▶ [Records with drawing code]
════

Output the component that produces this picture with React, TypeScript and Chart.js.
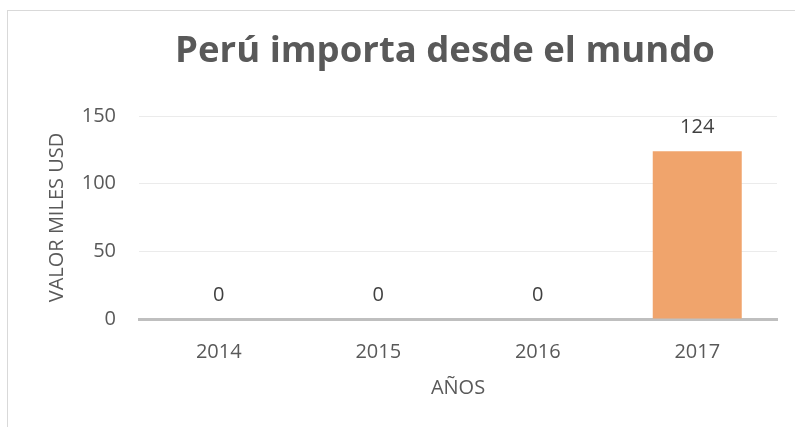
import React, { useEffect, useRef } from "react";
import { Chart, registerables } from "chart.js";

Chart.register(...registerables);

const categories = ["2014", "2015", "2016", "2017"];
const values = [0, 0, 0, 124];
const yTicks = [0, 50, 100, 150];
const chartTitle = "Perú importa desde el mundo";
const yTitle = "VALOR MILES USD";
const xTitle = "AÑOS";

const FONT = "'Open Sans', sans-serif";

const frame = {
  id: "frame",
  beforeDraw(chart: any) {
    const ctx = chart.ctx;
    ctx.save();
    ctx.fillStyle = "#ffffff";
    ctx.fillRect(0, 0, chart.width, chart.height);
    ctx.strokeStyle = "#D9D9D9";
    ctx.lineWidth = 1;
    ctx.strokeRect(7.5, 10.5, 1000, 1000);
    ctx.restore();
  },
  afterDraw(chart: any) {
    const ctx = chart.ctx;
    ctx.save();
    ctx.font = `bold 36.5px ${FONT}`;
    ctx.fillStyle = "#595959";
    ctx.textAlign = "center";
    ctx.textBaseline = "middle";
    ctx.fillText(chartTitle, 445, 52);
    ctx.restore();
  },
};

const valueLabels = {
  id: "valueLabels",
  afterDatasetsDraw(chart: any) {
    const ctx = chart.ctx;
    const meta = chart.getDatasetMeta(0);
    ctx.save();
    ctx.font = `20px ${FONT}`;
    ctx.fillStyle = "#404040";
    ctx.textAlign = "center";
    ctx.textBaseline = "middle";
    meta.data.forEach((el: any, i: number) => {
      ctx.fillText(String(values[i]), el.x, el.y - 24);
    });
    ctx.restore();
  },
};

export default function App() {
  const ref = useRef<HTMLCanvasElement>(null);
  useEffect(() => {
    if (!ref.current) return;
    const chart = new Chart(ref.current, {
      type: "bar",
      data: {
        labels: categories,
        datasets: [
          {
            data: values,
            backgroundColor: "rgb(240,164,108)",
            barPercentage: 0.558,
            categoryPercentage: 1,
          },
        ],
      },
      plugins: [frame, valueLabels],
      options: {
        responsive: false,
        animation: false,
        layout: { padding: { left: 0, right: 18, top: 116, bottom: 0 } },
        plugins: {
          legend: { display: false },
          tooltip: { enabled: false },
          title: { display: false },
        },
        scales: {
          x: {
            grid: { display: false, drawTicks: false },
            border: { display: true, color: "#BFBFBF", width: 3 },
            ticks: { color: "#595959", font: { family: FONT, size: 20 }, padding: 21 },
            title: {
              display: true,
              text: xTitle,
              color: "#595959",
              font: { family: FONT, size: 20 },
              padding: { top: 0, bottom: 27 },
            },
            afterFit: (s: any) => {
              s.height = 108;
            },
          },
          y: {
            min: 0,
            max: 150,
            afterBuildTicks: (s: any) => {
              s.ticks = yTicks.map((v) => ({ value: v }));
            },
            grid: { color: "#EBEBEB", lineWidth: 1, drawTicks: false },
            border: { display: false },
            ticks: { color: "#595959", font: { family: FONT, size: 20 }, padding: 23 },
            title: {
              display: true,
              text: yTitle,
              color: "#595959",
              font: { family: FONT, size: 20 },
              padding: { top: 45, bottom: 0 },
            },
            afterFit: (s: any) => {
              s.width = 139;
            },
          },
        },
      },
    });
    return () => chart.destroy();
  }, []);
  return (
    <div style={{ position: "fixed", left: 0, top: 0, width: 795, height: 427 }}>
      <canvas ref={ref} width={795} height={427} />
    </div>
  );
}
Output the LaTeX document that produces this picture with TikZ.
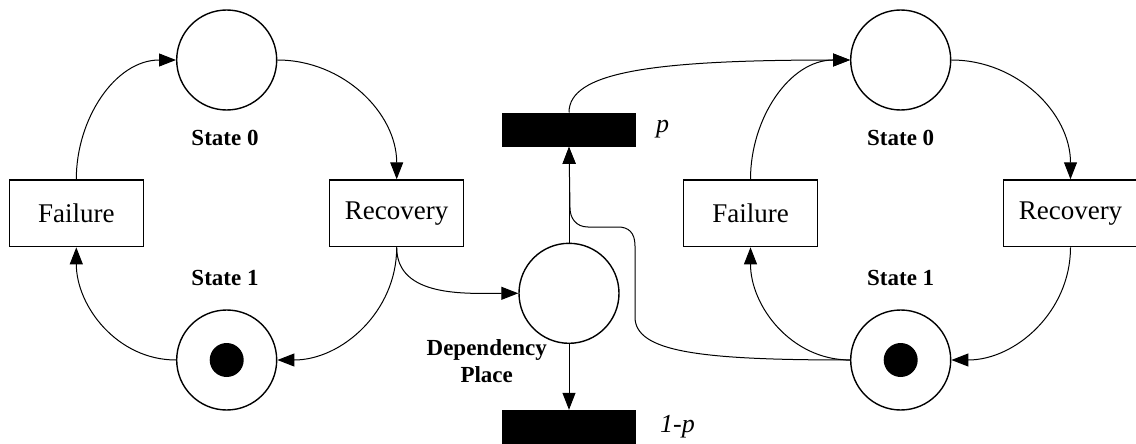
\documentclass[tikz,border=0pt]{standalone}
\usepackage{fontspec}
\setmainfont{Liberation Serif}
\usetikzlibrary{arrows.meta}
\begin{document}
\begin{tikzpicture}[x=1pt,y=-1pt,
  place/.style={circle,draw,line width=1.4pt,minimum size=100pt,inner sep=0pt},
  trans/.style={rectangle,draw,line width=1.4pt,minimum width=134pt,minimum height=66.7pt,inner sep=0pt,font=\fontsize{27}{30}\selectfont},
  bar/.style={rectangle,fill=black,minimum width=134pt,minimum height=34pt,inner sep=0pt},
  token/.style={circle,fill=black,minimum size=34pt,inner sep=0pt},
  lbl/.style={font=\bfseries\fontsize{23}{27}\selectfont,align=center},
  prob/.style={font=\itshape\fontsize{26}{30}\selectfont,anchor=west,inner sep=0pt},
  arc/.style={line width=1pt,-{Triangle[length=17pt,width=13pt]}},
  link/.style={line width=1pt}]
\useasboundingbox (0,0) rectangle (1136,444);

% left component
\node[place] (ls0) at (226.7,60) {};
\node[place] (ls1) at (226.7,360) {};
\node[token] (ltok) at (ls1) {};
\node[trans] (lfail) at (76.3,213.3) {Failure};
\node[trans] (lrec) at (396.7,213.3) {Recovery};
\node[lbl] (ll0) at (225,138) {State 0};
\node[lbl] (ll1) at (225,278) {State 1};

% dependency place and its two transitions
\node[place] (dep) at (569,293.3) {};
\node[bar] (pbar) at (569,129.7) {};
\node[bar] (qbar) at (569,427) {};
\node[prob] (plab) at (656,129) {p};
\node[prob] (qlab) at (660,427) {1-p};
\node[lbl] (deplab) at (486.7,361) {Dependency\\Place};

% right component
\node[place] (rs0) at (900.7,60) {};
\node[place] (rs1) at (900.7,360) {};
\node[token] (rtok) at (rs1) {};
\node[trans] (rfail) at (750.5,213.3) {Failure};
\node[trans] (rrec) at (1070.5,213.3) {Recovery};
\node[lbl] (rl0) at (900.7,138) {State 0};
\node[lbl] (rl1) at (900.7,278) {State 1};

% left cycle
\draw[arc] (lfail.north) to[out=90,in=180] (ls0.west);
\draw[arc] (ls0.east) to[out=0,in=90] (lrec.north);
\draw[arc] (lrec.south) to[out=-90,in=0] (ls1.east);
\draw[arc] (ls1.west) to[out=180,in=-90] (lfail.south);

% right cycle
\draw[arc] (rfail.north) to[out=90,in=180] (rs0.west);
\draw[arc] (rs0.east) to[out=0,in=90] (rrec.north);
\draw[arc] (rrec.south) to[out=-90,in=0] (rs1.east);
\draw[arc] (rs1.west) to[out=180,in=-90] (rfail.south);

% dependency arcs
\draw[arc] (lrec.south) to[out=-90,in=180] (dep.west);
\draw[arc] (dep.north) -- (pbar.south);
\draw[arc] (dep.south) -- (qbar.north);
\draw[arc] (pbar.north) .. controls +(0,-40) and +(-200,0) .. (rs0.west);

% inhibiting feedback from the right State 1 to transition p
\coordinate (kinkA) at (635,317);
\coordinate (kinkB) at (635,246);
\coordinate (kinkC) at (618,227);
\coordinate (kinkD) at (588,227);
\coordinate (kinkE) at (570,208);
\draw[arc] (rs1.west) .. controls +(-150,0) and +(0,35) .. (kinkA)
  -- (kinkB) .. controls +(0,-14) and +(10,0) .. (kinkC)
  -- (kinkD) .. controls +(-12,0) and +(0,10) .. (kinkE)
  -- (pbar.south);
\end{tikzpicture}
\end{document}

════

▶ [Your goal]
Write out every line of the entries that holds the word "this".

▶ [Exercise result]
Output the component that produces this picture with React, TypeScript and Chart.js.
Output the LaTeX document that produces this picture with TikZ.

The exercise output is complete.